• **Requirement**
Return the number of lines that contain the word "this", and return nothing else.

--- start Provided records ---

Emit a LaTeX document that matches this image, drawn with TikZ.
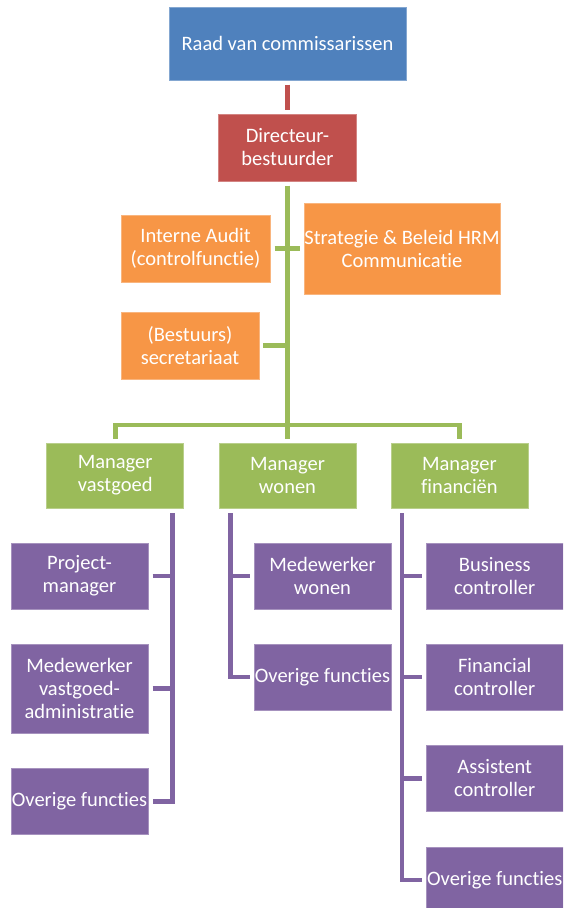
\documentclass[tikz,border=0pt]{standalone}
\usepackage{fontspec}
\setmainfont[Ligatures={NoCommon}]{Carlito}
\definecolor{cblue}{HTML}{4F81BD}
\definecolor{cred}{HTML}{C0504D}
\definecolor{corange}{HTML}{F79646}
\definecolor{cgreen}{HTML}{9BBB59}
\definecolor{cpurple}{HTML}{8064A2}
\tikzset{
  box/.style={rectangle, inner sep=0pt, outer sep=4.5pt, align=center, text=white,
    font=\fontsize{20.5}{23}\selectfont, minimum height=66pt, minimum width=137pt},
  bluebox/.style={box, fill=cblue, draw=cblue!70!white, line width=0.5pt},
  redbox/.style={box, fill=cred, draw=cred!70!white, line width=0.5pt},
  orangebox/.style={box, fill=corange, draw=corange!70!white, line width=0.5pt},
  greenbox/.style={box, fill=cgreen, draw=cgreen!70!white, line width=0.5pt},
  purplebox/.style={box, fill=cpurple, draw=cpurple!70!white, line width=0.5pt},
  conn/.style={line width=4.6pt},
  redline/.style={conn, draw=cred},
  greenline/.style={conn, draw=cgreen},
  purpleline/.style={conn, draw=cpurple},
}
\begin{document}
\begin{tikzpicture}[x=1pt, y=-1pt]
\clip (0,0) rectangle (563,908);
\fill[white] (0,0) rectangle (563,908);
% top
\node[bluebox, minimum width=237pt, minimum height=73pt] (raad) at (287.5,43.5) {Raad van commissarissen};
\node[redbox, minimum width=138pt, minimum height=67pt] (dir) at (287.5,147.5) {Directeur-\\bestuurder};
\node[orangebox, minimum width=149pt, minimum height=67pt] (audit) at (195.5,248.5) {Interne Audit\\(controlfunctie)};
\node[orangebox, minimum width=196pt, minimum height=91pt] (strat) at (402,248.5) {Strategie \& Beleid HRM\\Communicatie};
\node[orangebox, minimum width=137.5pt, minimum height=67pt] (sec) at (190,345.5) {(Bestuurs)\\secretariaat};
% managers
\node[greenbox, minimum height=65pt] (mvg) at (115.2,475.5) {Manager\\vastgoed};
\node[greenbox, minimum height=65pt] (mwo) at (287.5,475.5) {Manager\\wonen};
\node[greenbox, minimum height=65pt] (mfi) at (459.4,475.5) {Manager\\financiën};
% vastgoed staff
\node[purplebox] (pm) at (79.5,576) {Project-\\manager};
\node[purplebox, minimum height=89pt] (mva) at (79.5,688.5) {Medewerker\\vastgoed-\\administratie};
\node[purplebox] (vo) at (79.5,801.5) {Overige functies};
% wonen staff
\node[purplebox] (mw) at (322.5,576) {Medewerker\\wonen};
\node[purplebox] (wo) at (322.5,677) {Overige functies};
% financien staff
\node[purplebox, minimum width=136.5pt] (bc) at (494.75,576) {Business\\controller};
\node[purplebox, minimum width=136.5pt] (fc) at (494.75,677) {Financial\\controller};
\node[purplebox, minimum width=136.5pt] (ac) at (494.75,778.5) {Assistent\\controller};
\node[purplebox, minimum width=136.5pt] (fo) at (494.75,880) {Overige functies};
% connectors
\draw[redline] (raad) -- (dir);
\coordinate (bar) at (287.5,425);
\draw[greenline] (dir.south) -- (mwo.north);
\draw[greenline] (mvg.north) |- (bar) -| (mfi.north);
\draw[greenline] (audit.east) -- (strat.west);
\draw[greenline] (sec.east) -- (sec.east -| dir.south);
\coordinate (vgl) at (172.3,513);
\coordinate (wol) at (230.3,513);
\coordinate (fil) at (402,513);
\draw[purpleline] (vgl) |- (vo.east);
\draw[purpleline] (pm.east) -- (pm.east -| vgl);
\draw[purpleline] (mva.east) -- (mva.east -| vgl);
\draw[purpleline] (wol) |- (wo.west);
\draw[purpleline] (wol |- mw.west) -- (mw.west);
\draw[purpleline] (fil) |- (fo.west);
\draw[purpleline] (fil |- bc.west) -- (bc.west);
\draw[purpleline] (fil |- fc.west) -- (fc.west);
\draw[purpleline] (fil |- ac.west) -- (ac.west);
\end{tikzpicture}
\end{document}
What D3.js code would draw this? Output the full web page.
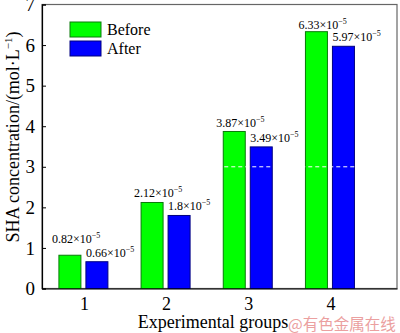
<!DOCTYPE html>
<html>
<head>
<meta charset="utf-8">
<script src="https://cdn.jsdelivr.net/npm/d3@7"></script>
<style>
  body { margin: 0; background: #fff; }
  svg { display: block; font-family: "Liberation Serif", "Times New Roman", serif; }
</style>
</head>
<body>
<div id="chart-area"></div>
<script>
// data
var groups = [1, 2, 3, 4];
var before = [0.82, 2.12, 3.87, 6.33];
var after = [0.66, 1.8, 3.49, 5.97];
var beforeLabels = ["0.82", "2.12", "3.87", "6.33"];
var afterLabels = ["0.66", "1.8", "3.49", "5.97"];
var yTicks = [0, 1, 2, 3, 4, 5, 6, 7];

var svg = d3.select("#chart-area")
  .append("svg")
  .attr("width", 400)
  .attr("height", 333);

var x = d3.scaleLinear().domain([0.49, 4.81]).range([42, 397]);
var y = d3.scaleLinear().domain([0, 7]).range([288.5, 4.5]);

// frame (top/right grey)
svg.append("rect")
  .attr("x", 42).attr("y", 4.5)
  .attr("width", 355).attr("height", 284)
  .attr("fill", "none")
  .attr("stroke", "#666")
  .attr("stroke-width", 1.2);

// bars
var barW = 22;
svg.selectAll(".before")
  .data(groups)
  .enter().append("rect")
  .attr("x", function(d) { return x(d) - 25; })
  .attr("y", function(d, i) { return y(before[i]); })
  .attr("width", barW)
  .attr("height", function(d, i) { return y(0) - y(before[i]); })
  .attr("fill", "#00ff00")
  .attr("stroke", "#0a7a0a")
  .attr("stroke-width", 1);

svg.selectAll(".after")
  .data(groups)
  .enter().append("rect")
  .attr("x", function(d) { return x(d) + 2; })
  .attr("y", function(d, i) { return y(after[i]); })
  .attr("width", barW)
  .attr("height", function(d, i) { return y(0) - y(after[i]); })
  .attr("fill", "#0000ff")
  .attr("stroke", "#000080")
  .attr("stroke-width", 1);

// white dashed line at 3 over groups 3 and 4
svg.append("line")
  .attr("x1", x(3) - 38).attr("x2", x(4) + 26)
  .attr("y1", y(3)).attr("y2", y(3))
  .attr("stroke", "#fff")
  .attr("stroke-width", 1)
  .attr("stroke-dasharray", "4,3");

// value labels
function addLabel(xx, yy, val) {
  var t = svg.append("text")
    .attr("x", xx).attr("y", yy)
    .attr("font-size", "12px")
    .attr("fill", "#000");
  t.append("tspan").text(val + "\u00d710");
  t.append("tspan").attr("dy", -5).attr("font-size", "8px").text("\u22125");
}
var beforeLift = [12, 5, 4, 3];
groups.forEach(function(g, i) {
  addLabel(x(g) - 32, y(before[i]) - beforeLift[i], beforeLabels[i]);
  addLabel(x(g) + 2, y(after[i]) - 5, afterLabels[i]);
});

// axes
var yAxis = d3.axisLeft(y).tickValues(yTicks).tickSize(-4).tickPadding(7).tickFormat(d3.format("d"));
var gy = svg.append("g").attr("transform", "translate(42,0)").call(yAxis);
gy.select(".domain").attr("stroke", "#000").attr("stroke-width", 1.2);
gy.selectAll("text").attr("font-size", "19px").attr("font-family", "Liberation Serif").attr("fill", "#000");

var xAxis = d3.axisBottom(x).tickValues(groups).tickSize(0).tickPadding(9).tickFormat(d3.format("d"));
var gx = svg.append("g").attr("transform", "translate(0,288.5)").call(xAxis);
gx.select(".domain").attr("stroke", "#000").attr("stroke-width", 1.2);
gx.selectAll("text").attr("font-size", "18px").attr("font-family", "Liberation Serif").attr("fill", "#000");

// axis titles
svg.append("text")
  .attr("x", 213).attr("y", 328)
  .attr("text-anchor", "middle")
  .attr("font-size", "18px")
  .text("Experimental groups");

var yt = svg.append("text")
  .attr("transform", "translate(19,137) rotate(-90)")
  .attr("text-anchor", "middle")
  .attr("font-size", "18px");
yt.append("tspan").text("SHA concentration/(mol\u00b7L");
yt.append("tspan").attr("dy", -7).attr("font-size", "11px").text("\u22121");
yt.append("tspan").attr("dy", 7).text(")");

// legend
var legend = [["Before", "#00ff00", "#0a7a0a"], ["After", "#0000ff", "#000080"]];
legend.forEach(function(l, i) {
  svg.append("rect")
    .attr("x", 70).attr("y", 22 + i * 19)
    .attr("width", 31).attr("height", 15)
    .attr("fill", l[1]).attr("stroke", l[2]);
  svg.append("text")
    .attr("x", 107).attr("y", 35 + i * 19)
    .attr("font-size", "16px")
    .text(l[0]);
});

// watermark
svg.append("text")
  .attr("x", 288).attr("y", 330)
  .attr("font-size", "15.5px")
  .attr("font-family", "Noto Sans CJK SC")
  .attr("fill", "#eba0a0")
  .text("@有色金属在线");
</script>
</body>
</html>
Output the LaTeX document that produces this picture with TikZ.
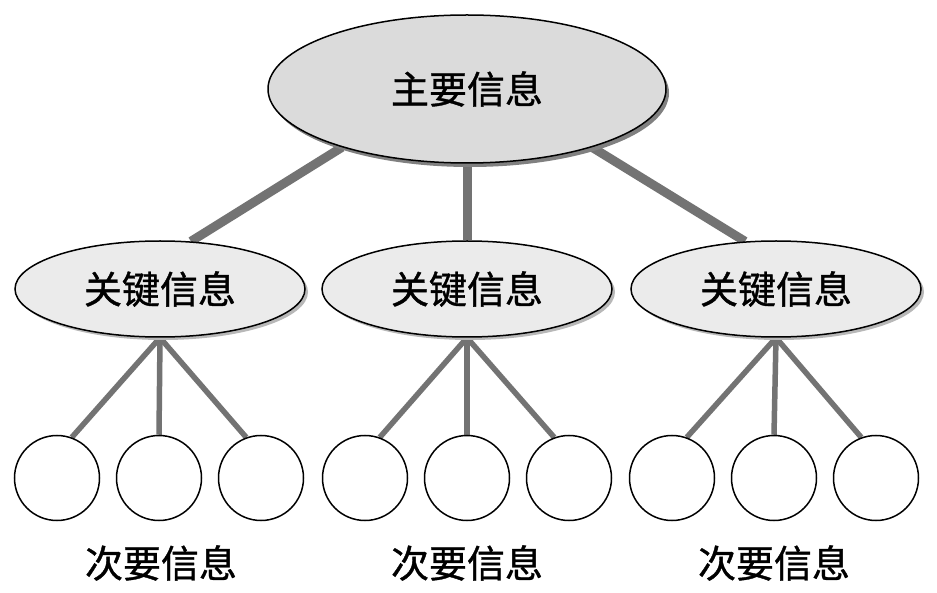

--- end Provided records ---

• **Correct response**
3